Amena Kamaal, a U.N. spokeswoman in Islamabad, said only about 20 families were affected.

Danger zones
Much of the border region, including the city of Peshawar is already off-limits for U.N. families. Some of those affected can relocate to areas deemed safer, such as Lahore or Karachi.

But others are expected to leave Pakistan altogether, which could disrupt U.N. operations in the country as it faces severe economic difficulties and a crumbling of basic public services in militancy-torn areas.

Luc Chauvin, deputy representative in Pakistan for the U.N. children's agency, UNICEF, said seven of its 33 international staff would have to relocate or send children away.

He said UNICEF was buying laptops and installing Internet connections in staffers' homes to enable them to work without coming into the office — a potential target for attack.

"Of course there is a bit of an impact, but I think we can cope," Chauvin said of the extra precautions.

Khalif Bile, country representative for the World Health Organization, said the effect on its activities would be "insignificant." WHO works with the government on a campaign to eradicate polio that has been opposed by Islamic hard-liners.

Pakistan has suffered a surge in attacks by Taliban and al-Qaida-linked militants on government, military and Western targets over the last two years that has fanned fears about the nuclear-armed nation's stability.

Thursday's suicide bombing occurred as Asfandyar Wali Khan, the leader of a secular party that is part of the ruling coalition, was receiving guests to mark the end of the Islamic fasting month at his home in Charsadda.
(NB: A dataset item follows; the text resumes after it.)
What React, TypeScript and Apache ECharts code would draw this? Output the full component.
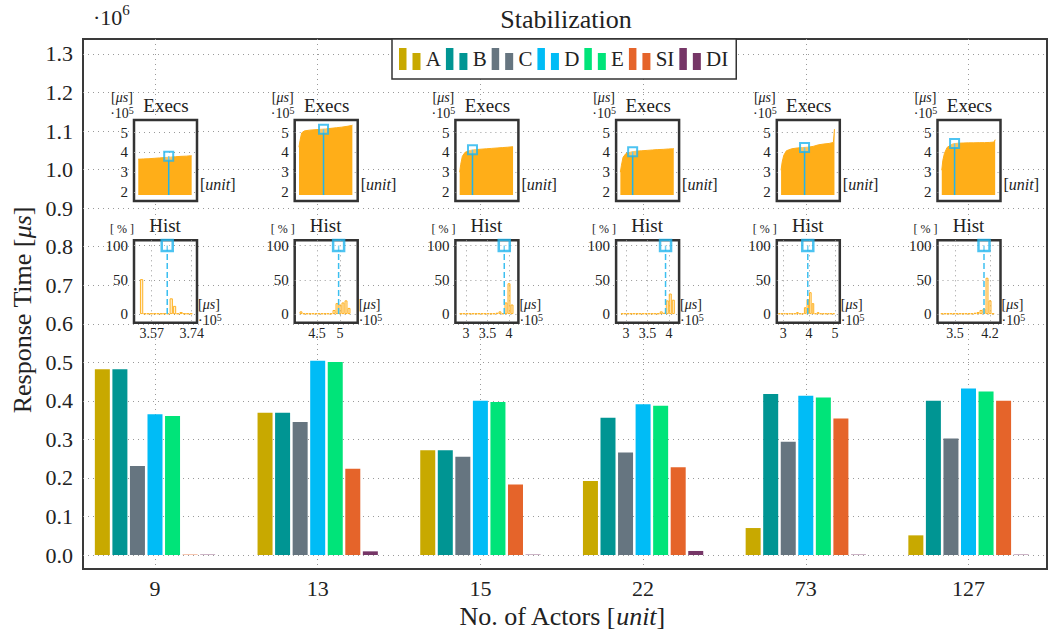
import React, { useEffect, useRef } from 'react';
import * as echarts from 'echarts';

// ---------- main chart data ----------
const categories = ['9', '13', '15', '22', '73', '127'];
const seriesNames = ['A', 'B', 'C', 'D', 'E', 'SI', 'DI'];
const seriesColors = ['#c8a900', '#009593', '#667580', '#00bcf6', '#00e479', '#e5642a', '#763667'];
const valuesA = [482000, 369000, 272000, 192000, 70000, 51000];
const valuesB = [482000, 369000, 272000, 356000, 418000, 400000];
const valuesC = [231000, 345000, 255000, 266000, 294000, 302000];
const valuesD = [365000, 504000, 400000, 391000, 413000, 432000];
const valuesE = [361000, 501000, 397000, 387000, 409000, 424000];
const valuesSI = [1000, 224000, 183000, 228000, 354000, 400000];
const valuesDI = [1000, 9500, 1000, 10500, 1000, 1000];
const seriesValues = [valuesA, valuesB, valuesC, valuesD, valuesE, valuesSI, valuesDI];
const yTicks = [0, 100000, 200000, 300000, 400000, 500000, 600000, 700000, 800000, 900000, 1000000, 1100000, 1200000, 1300000];

// ---------- "Execs" insets (values x10^5) ----------
const execsX = [0, 2, 5, 10, 20, 30, 40, 50, 60, 70, 80, 90, 98, 100];
const execs9 = [3.66, 3.66, 3.66, 3.67, 3.68, 3.70, 3.72, 3.74, 3.76, 3.78, 3.80, 3.81, 3.83, 3.83];
const execs13 = [4.26, 4.60, 4.98, 5.08, 5.12, 5.14, 5.16, 5.18, 5.21, 5.24, 5.27, 5.31, 5.35, 5.37];
const execs15 = [3.00, 3.40, 3.80, 4.00, 4.10, 4.14, 4.16, 4.18, 4.20, 4.22, 4.24, 4.26, 4.28, 4.28];
const execs22 = [3.00, 3.35, 3.75, 3.93, 4.02, 4.06, 4.08, 4.10, 4.12, 4.14, 4.15, 4.17, 4.18, 4.19];
const execs73 = [3.10, 3.50, 3.85, 4.08, 4.18, 4.22, 4.24, 4.26, 4.30, 4.38, 4.42, 4.45, 4.50, 5.17];
const execs127 = [3.10, 3.60, 3.95, 4.25, 4.42, 4.46, 4.47, 4.48, 4.48, 4.49, 4.49, 4.50, 4.52, 4.64];
const execsSeries = [execs9, execs13, execs15, execs22, execs73, execs127];
const execsMarkerX = [57, 46, 24, 23, 44, 24];
const execsMarkerY = [3.80, 5.17, 4.13, 4.03, 4.24, 4.45];
const execsTicks = [2, 3, 4, 5];
const execsBase = 1.85;

// ---------- "Hist" insets (x in 10^5 us, y in %) ----------
const histX9 = [3.527, 3.541, 3.555, 3.569, 3.583, 3.597, 3.611, 3.625, 3.639, 3.653, 3.667, 3.681, 3.695, 3.709, 3.723, 3.737];
const histY9 = [51, 1, 1, 1, 1, 1, 1, 1, 1, 23, 12, 1, 3, 1, 1, 1];
const histX13 = [4.152, 4.218, 4.283, 4.348, 4.413, 4.479, 4.544, 4.609, 4.674, 4.739, 4.805, 4.870, 4.935, 5.000, 5.065, 5.131, 5.196];
const histY13 = [4, 1, 1, 1, 1, 1, 1, 1, 1, 1, 1, 6, 16, 14, 17, 20, 9];
const histX15 = [2.88, 2.95, 3.02, 3.09, 3.16, 3.23, 3.30, 3.37, 3.44, 3.51, 3.58, 3.65, 3.72, 3.79, 3.86, 3.93, 4.00, 4.07];
const histY15 = [1, 1, 1, 1, 1, 1, 1, 1, 1, 1, 1, 1, 2, 4, 1, 17, 45, 14];
const histX22 = [2.91, 2.98, 3.05, 3.12, 3.19, 3.26, 3.33, 3.40, 3.47, 3.54, 3.61, 3.68, 3.75, 3.82, 3.89, 3.96, 4.03, 4.10];
const histY22 = [1, 1, 1, 1, 1, 1, 1, 1, 1, 1, 1, 1, 1, 4, 2, 20, 30, 21];
const histX73 = [2.85, 2.95, 3.05, 3.15, 3.25, 3.35, 3.45, 3.55, 3.65, 3.75, 3.85, 3.95, 4.05, 4.15, 4.25, 4.35, 4.45, 4.55, 4.65, 4.75, 4.85, 4.95];
const histY73 = [1, 1, 1, 1, 1, 1, 1, 3, 1, 1, 10, 22, 32, 16, 1, 3, 1, 1, 1, 1, 1, 1];
const histX127 = [3.24, 3.30, 3.36, 3.42, 3.48, 3.54, 3.60, 3.66, 3.72, 3.78, 3.84, 3.90, 3.96, 4.02, 4.08, 4.14, 4.20, 4.26];
const histY127 = [1, 1, 1, 1, 1, 1, 1, 1, 1, 1, 1, 2, 3, 6, 8, 53, 20, 1];
const histXs = [histX9, histX13, histX15, histX22, histX73, histX127];
const histYs = [histY9, histY13, histY15, histY22, histY73, histY127];
const histMin = [3.4948, 4.015, 2.753, 2.77, 2.75, 3.15];
const histMax = [3.7625, 5.385, 4.219, 4.235, 5.19, 4.41];
const histTicks = [[3.57, 3.74], [4.5, 5], [3, 3.5, 4], [3, 3.5, 4], [3, 4, 5], [3.5, 4.2]];
const histMarker = [3.636, 4.97, 3.89, 3.92, 3.95, 4.08];
const histYTicks = [0, 50, 100];

// ---------- styling / layout ----------
const SERIF = 'Liberation Serif, Times New Roman, serif';
const TXT = '#222';
const ORANGE = '#ffae18';
const BLUE = '#1fb4ee';
const DOT = { type: [1, 4] as any, color: '#9a9a9a', width: 1 };
const insetLeft = [134, 294.7, 455.4, 616.1, 776.8, 937.5];
const INSET_W = 63;
const EXECS_TOP = 120;
const EXECS_H = 81;
const HIST_TOP = 240.3;
const HIST_H = 82.5;

function richSet(size: number, supSize: number, lh: number) {
  return {
    n: { fontSize: size, fontFamily: SERIF, fill: TXT, lineHeight: lh },
    i: { fontSize: size, fontFamily: SERIF, fill: TXT, fontStyle: 'italic', lineHeight: lh },
    b: { fontSize: size, fontFamily: SERIF, fill: TXT, lineHeight: lh, verticalAlign: 'bottom' },
    s: { fontSize: supSize, fontFamily: SERIF, fill: TXT, lineHeight: lh, verticalAlign: 'top' },
  };
}

function txt(x: number, y: number, text: string, size: number, align = 'center', rotation = 0, lh = 0, supSize = 0) {
  const lineH = lh || Math.round(size * 1.2);
  return {
    type: 'text',
    x,
    y,
    rotation,
    z: 50,
    silent: true,
    style: {
      text,
      fill: TXT,
      fontSize: size,
      fontFamily: SERIF,
      lineHeight: lineH,
      align,
      textAlign: align,
      verticalAlign: 'middle',
      textVerticalAlign: 'middle',
      rich: richSet(size, supSize || Math.round(size * 0.7), lineH),
    },
  };
}

function buildOption() {
  const grid: any[] = [
    {
      left: 83, top: 39, right: 9, bottom: 66, show: true,
      borderColor: '#3a3a3a', borderWidth: 2, backgroundColor: 'transparent',
      outerBoundsMode: 'none',
    },
  ];
  const xAxis: any[] = [
    {
      type: 'value', gridIndex: 0, min: -0.4425, max: 5.4825,
      axisLine: { show: false },
      axisTick: { show: false, customValues: [0, 1, 2, 3, 4, 5] },
      axisLabel: {
        customValues: [0, 1, 2, 3, 4, 5],
        formatter: (v: number) => categories[Math.round(v)],
        fontSize: 22, fontFamily: SERIF, color: TXT, margin: 8,
      },
      splitLine: { show: true, lineStyle: DOT },
    },
  ];
  const yAxis: any[] = [
    {
      type: 'value', gridIndex: 0, min: -36300, max: 1338900,
      axisLine: { show: false },
      axisTick: { show: false, customValues: yTicks },
      axisLabel: {
        customValues: yTicks,
        formatter: (v: number) => (v / 1e6).toFixed(1),
        fontSize: 22, fontFamily: SERIF, color: TXT, margin: 10,
      },
      splitLine: { show: true, lineStyle: DOT },
    },
  ];
  const series: any[] = seriesNames.map((name, i) => ({
    type: 'bar',
    name,
    xAxisIndex: 0,
    yAxisIndex: 0,
    data: categories.map((_, j) => [j, seriesValues[i][j]]),
    barWidth: 15,
    barGap: '17%',
    itemStyle: { color: seriesColors[i] },
    z: 2,
  }));

  const graphic: any[] = [];

  // Execs insets
  for (let k = 0; k < 6; k++) {
    const gi = grid.length;
    const fl = insetLeft[k];
    grid.push({
      left: fl, top: EXECS_TOP, width: INSET_W, height: EXECS_H, show: true,
      backgroundColor: '#fff', borderColor: '#333', borderWidth: 2.5, z: 5,
      outerBoundsMode: 'none',
    });
    xAxis.push({ type: 'value', gridIndex: gi, min: -8, max: 110, show: false, z: 6 });
    yAxis.push({
      type: 'value', gridIndex: gi, min: 1.55, max: 5.63, z: 6,
      axisLine: { show: false },
      axisTick: { show: false, customValues: execsTicks },
      axisLabel: { customValues: execsTicks, fontSize: 15, fontFamily: SERIF, color: TXT, margin: 6 },
      splitLine: { show: true, lineStyle: DOT },
    });
    const xi = xAxis.length - 1;
    const yi = yAxis.length - 1;
    series.push({
      type: 'line', xAxisIndex: xi, yAxisIndex: yi, silent: true, z: 7,
      data: execsX.map((x, i) => [x, execsSeries[k][i]]),
      symbol: 'none',
      lineStyle: { color: ORANGE, width: 1 },
      itemStyle: { color: ORANGE },
      areaStyle: { color: ORANGE, opacity: 1, origin: execsBase },
    });
    series.push({
      type: 'line', xAxisIndex: xi, yAxisIndex: yi, silent: true, z: 8,
      data: [[execsMarkerX[k], execsBase], [execsMarkerX[k], execsMarkerY[k]]],
      symbol: 'none',
      lineStyle: { color: BLUE, width: 1.5 },
    });
    series.push({
      type: 'scatter', xAxisIndex: xi, yAxisIndex: yi, silent: true, z: 9,
      data: [[execsMarkerX[k], execsMarkerY[k]]],
      symbol: 'rect', symbolSize: 9,
      itemStyle: { color: 'rgba(255,255,255,0.35)', borderColor: BLUE, borderWidth: 2 },
    });
    graphic.push(txt(fl - 12, 105, '{n|[}{i|μs}{n|]}\n{b|·10}{s|5}', 14, 'center', 0, 15, 10));
    graphic.push(txt(fl + 32, 105, 'Execs', 19));
    graphic.push(txt(fl + 66, 184, '{n|[}{i|unit}{n|]}', 16, 'left'));
  }

  // Hist insets
  for (let k = 0; k < 6; k++) {
    const gi = grid.length;
    const fl = insetLeft[k];
    grid.push({
      left: fl, top: HIST_TOP, width: INSET_W, height: HIST_H, show: true,
      backgroundColor: '#fff', borderColor: '#333', borderWidth: 2.5, z: 5,
      outerBoundsMode: 'none',
    });
    xAxis.push({
      type: 'value', gridIndex: gi, min: histMin[k], max: histMax[k], z: 6,
      axisLine: { show: false },
      axisTick: { show: false, customValues: histTicks[k] },
      axisLabel: {
        customValues: histTicks[k],
        formatter: (v: number) => String(v),
        fontSize: 14, fontFamily: SERIF, color: TXT, margin: 4,
      },
      splitLine: { show: true, lineStyle: DOT },
    });
    yAxis.push({
      type: 'value', gridIndex: gi, min: -12.7, max: 107.6, z: 6,
      axisLine: { show: false },
      axisTick: { show: false, customValues: histYTicks },
      axisLabel: { customValues: histYTicks, fontSize: 15, fontFamily: SERIF, color: TXT, margin: 6 },
      splitLine: { show: true, lineStyle: DOT },
    });
    const xi = xAxis.length - 1;
    const yi = yAxis.length - 1;
    series.push({
      type: 'bar', xAxisIndex: xi, yAxisIndex: yi, silent: true, z: 7,
      data: histXs[k].map((x, i) => [x, histYs[k][i]]),
      barCategoryGap: '0%',
      itemStyle: { color: 'rgba(255,178,40,0.22)', borderColor: '#ffb224', borderWidth: 1 },
    });
    series.push({
      type: 'line', xAxisIndex: xi, yAxisIndex: yi, silent: true, z: 8,
      data: [[histMarker[k], 0], [histMarker[k], 100]],
      symbol: 'none',
      lineStyle: { color: '#3cbff0', width: 1.5, type: 'dashed' },
    });
    series.push({
      type: 'scatter', xAxisIndex: xi, yAxisIndex: yi, silent: true, z: 9,
      data: [[histMarker[k], 100]],
      symbol: 'rect', symbolSize: 11,
      itemStyle: { color: 'rgba(255,255,255,0.35)', borderColor: BLUE, borderWidth: 2.5 },
    });
    graphic.push(txt(fl - 12, 229, '[ % ]', 12));
    graphic.push(txt(fl + 31, 225, 'Hist', 19));
    graphic.push(txt(fl + 64, 312, '{n|[}{i|μs}{n|]}\n{b|·10}{s|5}', 14, 'left', 0, 15, 10));
  }

  // main texts
  graphic.push(txt(566, 19, 'Stabilization', 26));
  graphic.push(txt(93, 15, '{b|·10}{s|6}', 22, 'left', 0, 26, 15));
  graphic.push(txt(562, 616, '{n|No. of Actors [}{i|unit}{n|]}', 26));
  graphic.push(txt(22, 310, '{n|Response Time [}{i|μs}{n|]}', 26, 'center', Math.PI / 2));

  return {
    animation: false,
    backgroundColor: '#fff',
    textStyle: { fontFamily: SERIF },
    legend: {
      data: seriesNames,
      left: 392,
      top: 39,
      orient: 'horizontal',
      itemWidth: 22,
      itemHeight: 22,
      itemGap: 5,
      padding: [9, 8, 9, 7],
      borderColor: '#333',
      borderWidth: 1.5,
      borderRadius: 0,
      backgroundColor: '#fff',
      icon: 'path://M0,0H7.5V22H0Z M13.5,5H21.5V22H13.5Z',
      textStyle: { fontFamily: SERIF, fontSize: 21, color: TXT },
      selectedMode: false,
      z: 10,
    },
    grid,
    xAxis,
    yAxis,
    series,
    graphic: { elements: graphic },
  };
}

export default function App() {
  const ref = useRef<HTMLDivElement>(null);
  useEffect(() => {
    if (!ref.current) return;
    const chart = echarts.init(ref.current, null, { renderer: 'svg' });
    chart.setOption(buildOption() as any);
    return () => chart.dispose();
  }, []);
  return (
    <div
      ref={ref}
      style={{ position: 'fixed', left: 0, top: 0, width: 1056, height: 635, background: '#fff' }}
    />
  );
}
Khan, whose party competes with Islamists for the loyalties of the region's ethnic Pashtuns, said the attacker was wearing a bulletproof vest as well as a suicide jacket and that police bullets failed to stop him.

"When he got close to me, my bodyguard overpowered him and threw him on the ground and that was when the blast happened," Wali told reporters afterward.

The guard and three others were killed. The politician was unscathed.